The criticism has de Blasio repeatedly pushing back. He calls NYCHA underfunded but improving. As for Cuomo's move to shut a Rikers wing?

"It's idiotic," de Blasio said.

He spoke in his weekly NY1 segment Monday.

"If the state government said, 'Hey, here's a problem. Let's work together, fix it,' we would happily do it. But that's never the conversation. It's never the conversation," de Blasio said. "It's, gotcha. It's, how we could embarass you."

Speaking of embarassing, de Blasio brought up the 2015 escape of two state prisoners.

"We have never had a jailbreak from our prison like that," the mayor said.

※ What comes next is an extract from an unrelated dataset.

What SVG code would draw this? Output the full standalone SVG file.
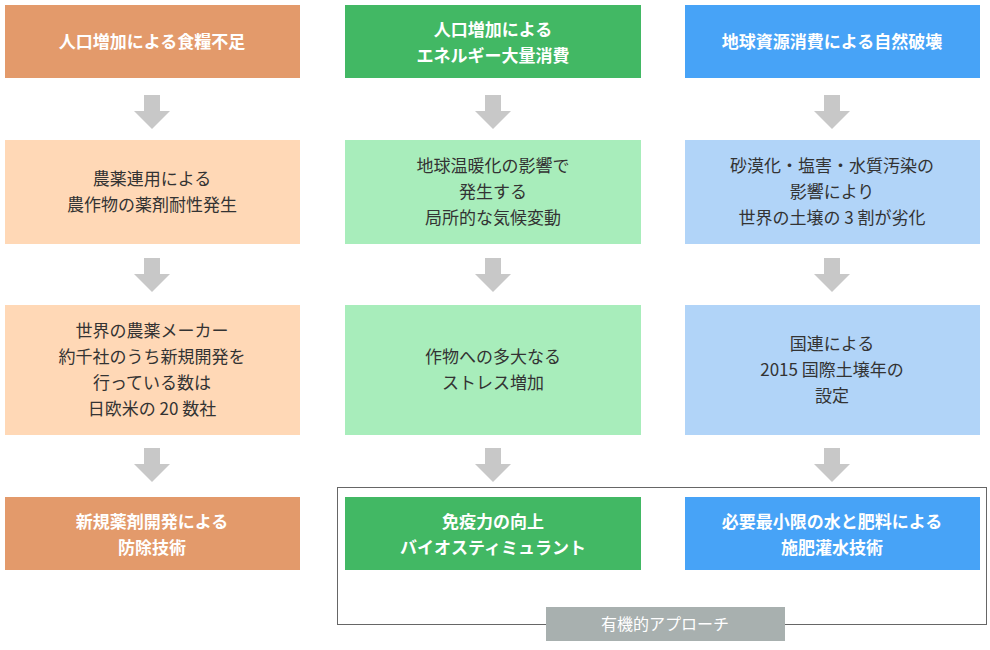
<svg xmlns="http://www.w3.org/2000/svg" width="990" height="650" viewBox="0 0 990 650">
<style>
text{font-family:"Noto Sans CJK JP","Noto Sans",sans-serif;font-size:17px;text-anchor:middle}
.w{fill:#fff;font-weight:bold}
.d{fill:#333}
.o{fill:#E39A6B}.g{fill:#42B864}.b{fill:#47A3F7}
.lo{fill:#FFD8B6}.lg{fill:#A8EDBB}.lb{fill:#B1D4F8}
.ar{fill:#C8C8C8}
</style>
<defs><path id="arr" class="ar" d="M-8,0H8V16H18L0,34L-18,16H-8Z"/></defs>
<g id="connectors">
<use href="#arr" x="152" y="95"/><use href="#arr" x="493" y="95"/><use href="#arr" x="832" y="95"/>
<use href="#arr" x="152" y="258"/><use href="#arr" x="493" y="258"/><use href="#arr" x="832" y="258"/>
<use href="#arr" x="152" y="448"/><use href="#arr" x="493" y="448"/><use href="#arr" x="832" y="448"/>
</g>
<g id="bracket"><rect x="337.5" y="487.5" width="649" height="137" fill="none" stroke="#666" stroke-width="1"/>
<rect x="546" y="607" width="239" height="34" fill="#A8B0AF"/><text x="665" y="630" fill="#fff" style="font-size:16px">有機的アプローチ</text></g>
<g id="n1"><rect class="o" x="5" y="5" width="295" height="73"/><text class="w" x="152" y="48">人口増加による食糧不足</text></g>
<g id="n2"><rect class="g" x="345" y="5" width="296" height="73"/><text class="w" x="493" y="36">人口増加による</text><text class="w" x="493" y="62">エネルギー大量消費</text></g>
<g id="n3"><rect class="b" x="685" y="5" width="295" height="73"/><text class="w" x="832" y="48">地球資源消費による自然破壊</text></g>
<g id="n4"><rect class="lo" x="5" y="140" width="295" height="104"/><text class="d" x="152" y="185">農薬連用による</text><text class="d" x="152" y="211">農作物の薬剤耐性発生</text></g>
<g id="n5"><rect class="lg" x="345" y="140" width="296" height="104"/><text class="d" x="493" y="172">地球温暖化の影響で</text><text class="d" x="493" y="198">発生する</text><text class="d" x="493" y="224">局所的な気候変動</text></g>
<g id="n6"><rect class="lb" x="685" y="140" width="295" height="104"/><text class="d" x="832" y="172">砂漠化・塩害・水質汚染の</text><text class="d" x="832" y="198">影響により</text><text class="d" x="832" y="224">世界の土壌の 3 割が劣化</text></g>
<g id="n7"><rect class="lo" x="5" y="305" width="295" height="130"/><text class="d" x="152" y="337">世界の農薬メーカー</text><text class="d" x="152" y="363">約千社のうち新規開発を</text><text class="d" x="152" y="389">行っている数は</text><text class="d" x="152" y="415">日欧米の 20 数社</text></g>
<g id="n8"><rect class="lg" x="345" y="305" width="296" height="130"/><text class="d" x="493" y="363">作物への多大なる</text><text class="d" x="493" y="389">ストレス増加</text></g>
<g id="n9"><rect class="lb" x="685" y="305" width="295" height="130"/><text class="d" x="832" y="350">国連による</text><text class="d" x="832" y="376">2015 国際土壌年の</text><text class="d" x="832" y="402">設定</text></g>
<g id="n10"><rect class="o" x="5" y="497" width="295" height="73"/><text class="w" x="152" y="528">新規薬剤開発による</text><text class="w" x="152" y="554">防除技術</text></g>
<g id="n11"><rect class="g" x="345" y="497" width="296" height="73"/><text class="w" x="493" y="528">免疫力の向上</text><text class="w" x="493" y="554">バイオスティミュラント</text></g>
<g id="n12"><rect class="b" x="685" y="497" width="295" height="73"/><text class="w" x="832" y="528">必要最小限の水と肥料による</text><text class="w" x="832" y="554">施肥灌水技術</text></g>
</svg>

Cuomo says he may call a NYCHA state of emergency. There already is a federal monitor for Rikers, and there could soon be one for NYCHA, too.

"It's repugnant to me that we need the Trump Administration to come to New York City and tell us we're violating civil rights on Rikers Island, or for the Trump Administration to come into the New York City Housing Authority and say, 'You're mistreating people and you're incompetent in your management,'" Cuomo said. 

There is no indication now that the president himself is taking a close interest in improving NYCHA or Rikers. But by dropping Trump's name, Cuomo appears to be making a point at de Blasio's expense. That is, even the Trump White House would better manage major parts of New York City's government than its own mayor.